著作権法上の著作権の制限との関係
出典: フリー百科事典『ウィキペディア(Wikipedia)』 (2021/07/24 00:33 UTC 版)
「シュリンクラップ契約」の記事における「著作権法上の著作権の制限との関係」の解説
使用許諾契約の中には、著作権法が認める著作権の制限(著作権法30条から50条)を否定する内容を含む場合がある。しかし、著作権法は著作権の支分権として使用権を認めていない。つまり、著作権者に使用権は認められていない。したがって、シュリンクラップ契約(開封契約)において、もともと著作権者にない「使用権」を他者に「許諾」するということは法律的には意味がない。結局、シュリンクラップ契約は、使用を許諾ないし制限する契約ではなく、複製を許諾ないし制限する契約と解するほかない。 プログラムの著作物の場合は、著作物の複製物の所有者は、利用に必要と認められる限度において当該著作物を複製することが可能であり(著作権法47条の3第1項)、複数のコンピュータにインストールする場合を除き、プログラムをインストールして実行することやバックアップをすること自体は複製権の侵害行為に該当しない。また、個人的又は家庭内その他これに準ずる限られた範囲内において使用する場合(私的使用の場合)には、原則として複製をすることについて著作権者の許諾を得る必要はない(30条1項)。 シュリンクラップ契約は、以上のような著作権法上認められた複製の制限を内容とすることが多いが、上記の著作権制限規定は任意法規であると理解されている。そのため、シュリンクラップ契約が有効に成立すれば、著作権者が複製について自由にコントロールできることになる。しかし、業務目的で複数のコンピュータにインストールすることが複製権の侵害になることは契約をしなくても当然のことであり、バックアップや私的使用のための複製まで契約によって制限する必要性は乏しいのではないかという指摘もされている。 もっとも、複製権との抵触を避ける目的でプログラムを一本だけ購入し、 LAN を用いてプログラムを使用する行為については疑義が存在する。日本の著作権法では、1997年の法改正により公衆送信権の一類型としての送信可能化権の制度が新設され(23条1項括弧書)、プログラムの著作物については同一構内における送信行為も公衆送信に該当するものとされた(2条1項7号の2、23条1項括弧書き)。
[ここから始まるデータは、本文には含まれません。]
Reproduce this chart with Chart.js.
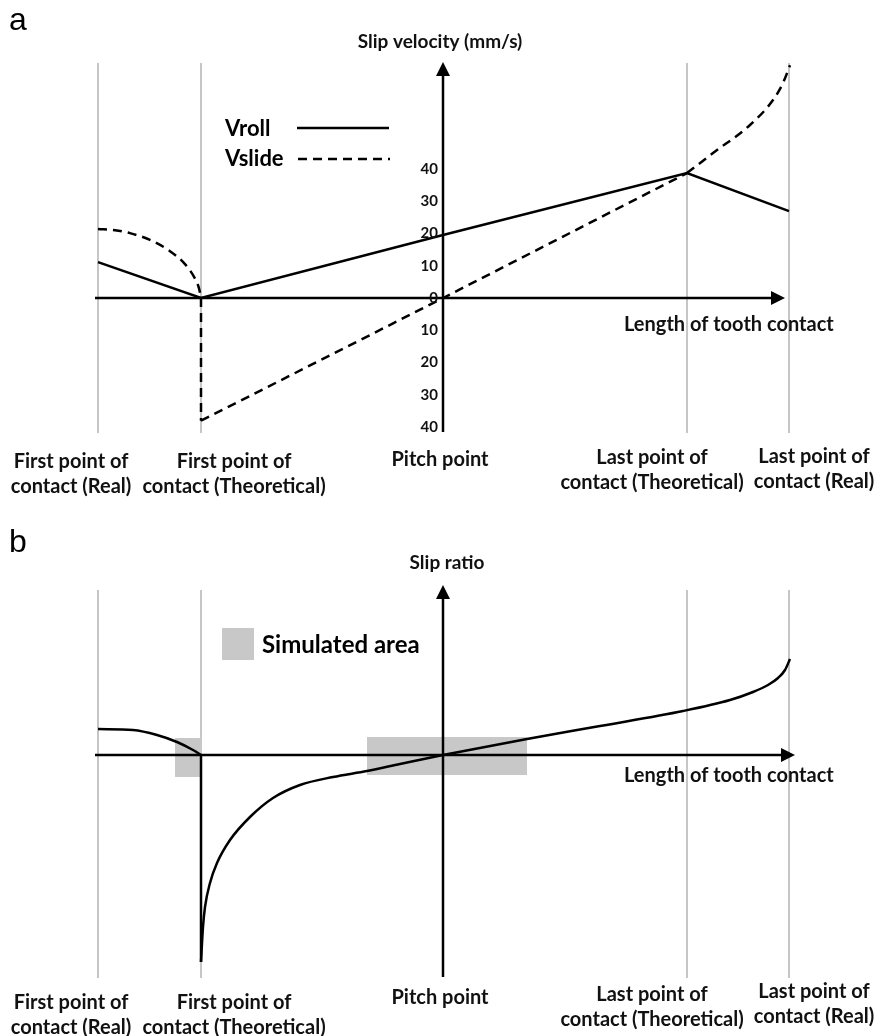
<!DOCTYPE html>
<html>
<head>
<meta charset="utf-8">
<script src="https://cdn.jsdelivr.net/npm/chart.js@4.4.0/dist/chart.umd.min.js"></script>
<style>
  body { margin: 0; background: #fff; }
  #wrap { position: relative; width: 883px; height: 1036px; }
  canvas { position: absolute; left: 0; }
  #chartA { top: 0; }
  #chartB { top: 520px; }
</style>
</head>
<body>
<div id="wrap">
  <canvas id="chartA" width="883" height="520"></canvas>
  <canvas id="chartB" width="883" height="516"></canvas>
</div>
<script>
// positions along the line of action, pitch point = 0
const contactX = [-3.45, -2.42, 0, 2.44, 3.46];
const guideX = [-3.45, -2.42, 2.44, 3.46];
const labelX = [-3.72, -2.09, -0.03, 2.09, 3.71];
const contactLabels = [
  ["First point of", "contact (Real)"],
  ["First point of", "contact (Theoretical)"],
  ["Pitch point"],
  ["Last point of", "contact (Theoretical)"],
  ["Last point of", "contact (Real)"]
];

// panel a : slip velocity (mm/s)
const velocityTicks = [40, 30, 20, 10, 0, -10, -20, -30, -40];
const vrollX = [-3.45, -2.42, 0, 2.44, 3.46];
const vrollY = [11.1, 0, 19.5, 38.7, 26.9];
const vslideLeftX = [-3.45, -3.28, -3.13, -2.93, -2.73, -2.58, -2.48, -2.44, -2.42];
const vslideLeftY = [21.4, 21.0, 20.1, 18.0, 14.5, 10.5, 6.0, 3.0, 0];
const vslideDropX = [-2.42, -2.42];
const vslideDropY = [0, -38];
const vslideLineX = [-2.42, 0, 2.44];
const vslideLineY = [-38, 0, 38.7];
const vslideRightX = [2.44, 2.70, 3.07, 3.30, 3.40, 3.47];
const vslideRightY = [38.7, 44.9, 53.6, 61.3, 66.6, 72.1];

// panel b : slip ratio
const ratioLeftX = [-3.45, -3.10, -2.86, -2.66, -2.50, -2.42];
const ratioLeftY = [0.26, 0.25, 0.20, 0.13, 0.05, 0];
const ratioDropX = [-2.42, -2.42];
const ratioDropY = [0, -2.07];
const ratioRightX = [-2.42, -2.40, -2.38, -2.33, -2.26, -2.13, -1.93, -1.70, -1.43, -1.10, -0.76, -0.43, 0, 0.84, 1.57, 2.40, 2.87, 3.10, 3.25, 3.35, 3.42, 3.47];
const ratioRightY = [-2.07, -1.72, -1.52, -1.28, -1.08, -0.85, -0.62, -0.43, -0.30, -0.22, -0.16, -0.09, 0, 0.16, 0.29, 0.44, 0.55, 0.63, 0.70, 0.77, 0.85, 0.96];
const simAreaX = [[-2.68, -2.41], [-0.76, 0.84]];
const simAreaTop = [0.17, 0.18];
const simAreaBottom = [-0.22, -0.20];

const pts = (xs, ys) => xs.map((x, i) => ({ x: x, y: ys[i] }));
const FONT = "Lato, 'Open Sans', sans-serif";

function curve(xs, ys, dashed, smooth) {
  return {
    data: pts(xs, ys),
    borderColor: "#000",
    borderWidth: 2.5,
    borderDash: dashed ? [9, 6] : [],
    pointRadius: 0,
    tension: 0,
    cubicInterpolationMode: smooth ? "monotone" : "default",
    fill: false,
    order: 0
  };
}

function guides(range) {
  return guideX.map(x => ({
    data: [{ x: x, y: range[0] }, { x: x, y: range[1] }],
    borderColor: "#c6c6c6",
    borderWidth: 2,
    pointRadius: 0,
    fill: false,
    order: 5
  }));
}

function simAreas() {
  const out = [];
  simAreaX.forEach((xr, i) => {
    out.push({
      data: [{ x: xr[0], y: simAreaTop[i] }, { x: xr[1], y: simAreaTop[i] }],
      borderColor: "rgba(0,0,0,0)",
      borderWidth: 1,
      backgroundColor: "#c8c8c8",
      pointRadius: 0,
      fill: "+1",
      order: 4
    });
    out.push({
      data: [{ x: xr[0], y: simAreaBottom[i] }, { x: xr[1], y: simAreaBottom[i] }],
      borderColor: "rgba(0,0,0,0)",
      borderWidth: 1,
      pointRadius: 0,
      fill: false,
      order: 4
    });
  });
  return out;
}

function arrow(ctx, x, y, dir) {
  ctx.beginPath();
  if (dir === "right") {
    ctx.moveTo(x, y); ctx.lineTo(x - 14, y - 7); ctx.lineTo(x - 14, y + 7);
  } else {
    ctx.moveTo(x, y); ctx.lineTo(x - 7, y + 14); ctx.lineTo(x + 7, y + 14);
  }
  ctx.closePath();
  ctx.fill();
}

const sketchAxes = {
  id: "sketchAxes",
  afterDatasetsDraw(chart, args, o) {
    const ctx = chart.ctx, xs = chart.scales.x, ys = chart.scales.y;
    const x0 = xs.getPixelForValue(0), y0 = ys.getPixelForValue(0);
    ctx.save();
    ctx.strokeStyle = "#000";
    ctx.fillStyle = "#000";
    ctx.lineWidth = 2.5;

    // horizontal axis
    const xa = xs.getPixelForValue(o.xAxis[0]), xb = xs.getPixelForValue(o.xAxis[1]);
    ctx.beginPath(); ctx.moveTo(xa, y0); ctx.lineTo(xb - 10, y0); ctx.stroke();
    arrow(ctx, xb, y0, "right");
    // vertical axis
    const ya = ys.getPixelForValue(o.yAxis[0]), yb = ys.getPixelForValue(o.yAxis[1]);
    ctx.beginPath(); ctx.moveTo(x0, ya); ctx.lineTo(x0, yb + 10); ctx.stroke();
    arrow(ctx, x0, yb, "up");

    ctx.fillStyle = "#111";
    // tick labels
    ctx.font = "bold 15px " + FONT;
    ctx.textAlign = "right";
    ctx.textBaseline = "middle";
    (o.ticks || []).forEach(v => ctx.fillText(String(Math.abs(v)), x0 - 5, ys.getPixelForValue(v)));

    // axis titles
    ctx.font = "bold 19px " + FONT;
    ctx.textAlign = "center";
    ctx.fillText(o.yTitle, x0 + o.yTitleDx, o.yTitleY);
    ctx.font = "bold 20px " + FONT;
    ctx.textAlign = "left";
    ctx.fillText(o.xTitle, 624, y0 + o.xTitleGap);

    // contact point labels
    ctx.textAlign = "center";
    contactLabels.forEach((lines, i) => {
      lines.forEach((t, j) => ctx.fillText(t, xs.getPixelForValue(labelX[i]), o.labelY[i] + j * 25));
    });

    // panel letter
    ctx.font = "32px 'Liberation Sans', Arial, sans-serif";
    ctx.textAlign = "left";
    ctx.textBaseline = "alphabetic";
    ctx.fillStyle = "#000";
    ctx.fillText(o.letter, 9, o.letterY);

    // legend
    if (o.legend === "lines") {
      ctx.font = "bold 22px " + FONT;
      ctx.textBaseline = "middle";
      ctx.fillText("Vroll", 225, 129);
      ctx.fillText("Vslide", 225, 159);
      ctx.lineWidth = 2.5;
      ctx.beginPath(); ctx.moveTo(297, 128); ctx.lineTo(389, 128); ctx.stroke();
      ctx.setLineDash([9, 6]);
      ctx.beginPath(); ctx.moveTo(298, 159); ctx.lineTo(390, 159); ctx.stroke();
      ctx.setLineDash([]);
    } else if (o.legend === "area") {
      ctx.fillStyle = "#c8c8c8";
      ctx.fillRect(222, 108, 32, 32);
      ctx.fillStyle = "#000";
      ctx.font = "bold 24px " + FONT;
      ctx.textBaseline = "middle";
      ctx.fillText("Simulated area", 262, 125);
    }
    ctx.restore();
  }
};

function baseOptions(yMin, yMax, padBottom, padTop, axisOpts) {
  return {
    responsive: false,
    animation: false,
    events: [],
    layout: { padding: { left: 90, right: 83, top: padTop, bottom: padBottom } },
    scales: {
      x: { type: "linear", min: -3.53, max: 3.57, display: false },
      y: { type: "linear", min: yMin, max: yMax, display: false }
    },
    plugins: {
      legend: { display: false },
      tooltip: { enabled: false },
      sketchAxes: axisOpts
    }
  };
}

new Chart(document.getElementById("chartA"), {
  type: "line",
  data: {
    datasets: [
      curve(vrollX, vrollY, false, false),
      curve(vslideLeftX, vslideLeftY, true, true),
      curve(vslideDropX, vslideDropY, true, false),
      curve(vslideLineX, vslideLineY, true, false),
      curve(vslideRightX, vslideRightY, true, true)
    ].concat(guides([-41.8, 72.8]))
  },
  options: baseOptions(-41.8, 73.1, 87, 62, {
    xAxis: [-3.48, 3.42],
    yAxis: [-41.5, 73.1],
    ticks: velocityTicks,
    yTitle: "Slip velocity (mm/s)",
    yTitleDx: -3,
    yTitleY: 42,
    xTitle: "Length of tooth contact",
    xTitleGap: 27,
    labelY: [462, 462, 460, 458, 457],
    letter: "a",
    letterY: 30,
    legend: "lines"
  }),
  plugins: [sketchAxes]
});

new Chart(document.getElementById("chartB"), {
  type: "line",
  data: {
    datasets: [
      curve(ratioLeftX, ratioLeftY, false, true),
      curve(ratioDropX, ratioDropY, false, false),
      curve(ratioRightX, ratioRightY, false, true)
    ].concat(simAreas(), guides([-2.23, 1.65]))
  },
  options: baseOptions(-2.25, 1.7, 56, 65, {
    xAxis: [-3.48, 3.52],
    yAxis: [-2.22, 1.7],
    ticks: [],
    yTitle: "Slip ratio",
    yTitleDx: 4,
    yTitleY: 43,
    xTitle: "Length of tooth contact",
    xTitleGap: 21,
    labelY: [483, 483, 478, 475, 472],
    letter: "b",
    letterY: 32,
    legend: "area"
  }),
  plugins: [sketchAxes]
});
</script>
</body>
</html>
しかし、同一事業所内で複数の従業員が使用する目的で LAN を用いる場合が「公衆」によって受信されえる状態と言えるか、という問題がある。この点については、一本の複製物が通常予定している程度の人数を超えてソフトが送信される場合には「公衆送信」に該当するという見解も示されているものの、法的にはグレーゾーンである。このような場合には、LAN を用いてプログラムを使用することについて契約を締結することも必要になり、市販のプログラムの場合はシュリンクラップ契約の手法を採るメリットも大きい。